Saturday, April 07, 2007

SubNova

About fifteen years ago, maybe more, I was camping with a band of gypsies close to San Diego, just north of the Mexican border. Yes, you read that right, I was camping with a band of gypsies. My theater people at the time were an unusual bunch, and we went to the sanctioned event called the Baron's War, where people would use modified weapons - all padded swords, axes, and halberds - and stage mock battles in various scenarios. While the aggro warriors beat each other senseless, earning bruises and faking death, we gypsies were off in our own tent getting drunk and taking naps until night came. As soon as it got dark, three or four of the warriors girlfriends would come drink with us and they danced as we played our drums.

At some point in the late evening, I walked away from the big red tent and into a clearing to see the tent from afar and hear the absolute absence of city sounds. And then I looked up. Across the sky were more stars than I felt I could comprehend, an overwhelming feeling of insignificance beneath this complex and limitless canopy. I almost fell to my knees, it was so staggering, but I slowly started to breathe and take this in. The more my eyes focused, the more I started to get perplexed about the concentration of stars in the middle. It didn't seem real. A voice off to my right explained that this was the rest of the galaxy I was looking at. I couldn't see who it was, but that was a rare moment of clarity that definitely made me aware of the size of things. Me, my problems and struggles with daily life, my loves and losses, were all sitting on one invisible dot swirling around one mostly invisible point of light, in perspective. On this unique world, I place importance on the small things, and sometimes they take the focus from the big picture. I had the vision of the really big picture for one night only. One brief moment in time that I can't seem to forget.

Such is the girl whom I called my moon. Such is the friend who escaped L.A. by clicking her heels three times and moving back North. Such is the one major love of my life who checks in on me every couple of years from the uncomfortable seat of married life. They all appear and disappear, brief moments of exciting rediscovery and silent rejection that keep them up in the memory of my night sky. I say what I say to them with full knowledge that my honesty either means nothing to them or can be completely irrelevant, and will often be met by good intentions followed by silence.

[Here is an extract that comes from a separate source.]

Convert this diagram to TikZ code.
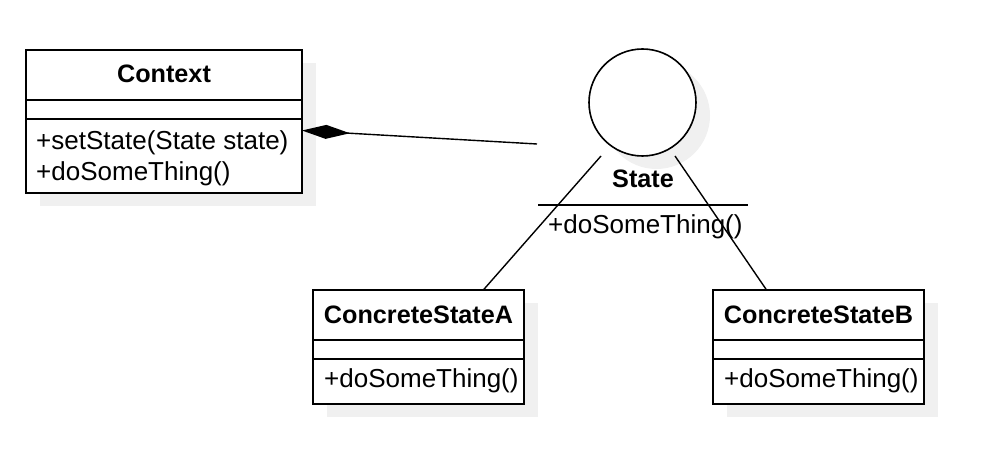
\documentclass[tikz,border=0pt]{standalone}
\usepackage{fontspec}
\setmainfont{Liberation Sans}
\usetikzlibrary{arrows.meta,shadows,calc}

\tikzset{
  umlbox/.style={draw, line width=1.6pt, fill=white, inner sep=0pt,
    drop shadow={shadow xshift=14pt, shadow yshift=-13pt, fill=black!6, opacity=1}},
  umltitle/.style={font=\fontsize{25.2}{30}\selectfont\bfseries, anchor=base, inner sep=0pt},
  umltext/.style={font=\fontsize{26}{30}\selectfont, anchor=base west, inner sep=0pt},
  umlline/.style={line width=1.6pt},
  assoc/.style={line width=1.4pt},
}

\begin{document}
\begin{tikzpicture}[x=1pt,y=-1pt]
	\useasboundingbox (0,0) rectangle (998,454);

	% classes
	\node [umlbox, minimum width=276pt, minimum height=143pt] (context) at (164, 121.5) {};
	\node [umltitle] (contexttitle) at (164, 83) {Context};
	\node [umltext] (contextop1) at (36, 150) {+setState(State state)};
	\node [umltext] (contextop2) at (36, 180.5) {+doSomeThing()};

	\node [umlbox, circle, minimum size=107pt] (state) at (642.5, 102.5) {};
	\node [umltitle] (statetitle) at (643, 188) {State};
	\node [umltext] (stateop) at (548, 234) {+doSomeThing()};

	\node [umlbox, minimum width=211pt, minimum height=114pt] (csa) at (418.5, 347) {};
	\node [umltitle] (csatitle) at (418.5, 323) {ConcreteStateA};
	\node [umltext] (csaop) at (324, 387) {+doSomeThing()};

	\node [umlbox, minimum width=211pt, minimum height=114pt] (csb) at (818.5, 347) {};
	\node [umltitle] (csbtitle) at (818.5, 323) {ConcreteStateB};
	\node [umltext] (csbop) at (724, 387) {+doSomeThing()};

	\coordinate (ctxport) at (302, 130.5);
	\coordinate (stateport) at (537, 144);

	% dividers
	\draw [umlline] (context.west |- 0,100) to (context.east |- 0,100);
	\draw [umlline] (context.west |- 0,119) to (context.east |- 0,119);
	\draw [umlline] (538, 205) to (748, 205);
	\draw [umlline] (csa.west |- 0,340) to (csa.east |- 0,340);
	\draw [umlline] (csa.west |- 0,359) to (csa.east |- 0,359);
	\draw [umlline] (csb.west |- 0,340) to (csb.east |- 0,340);
	\draw [umlline] (csb.west |- 0,359) to (csb.east |- 0,359);

	% edges
	\draw [assoc, {Diamond[length=48pt,width=14pt]}-] (ctxport) to (stateport);
	\draw [assoc] ($(state.center)+(-41.5,53.5)$) to ($(csa.north)+(65.5,0)$);
	\draw [assoc] ($(state.center)+(32.5,53.5)$) to ($(csb.north)+(-52.5,0)$);
\end{tikzpicture}
\end{document}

That's where I pick myself up and keep moving. That's where I continue to encourage myself to keep believing. It's because that sky is still out there. That possibility of finding that connection with someone again is still there. Hope is still alive, and all this, the rejection, the disappearing acts, is really irrelevant in perspective. We are just sitting on one arm of our galaxy, and I am just one invisible dot on the map.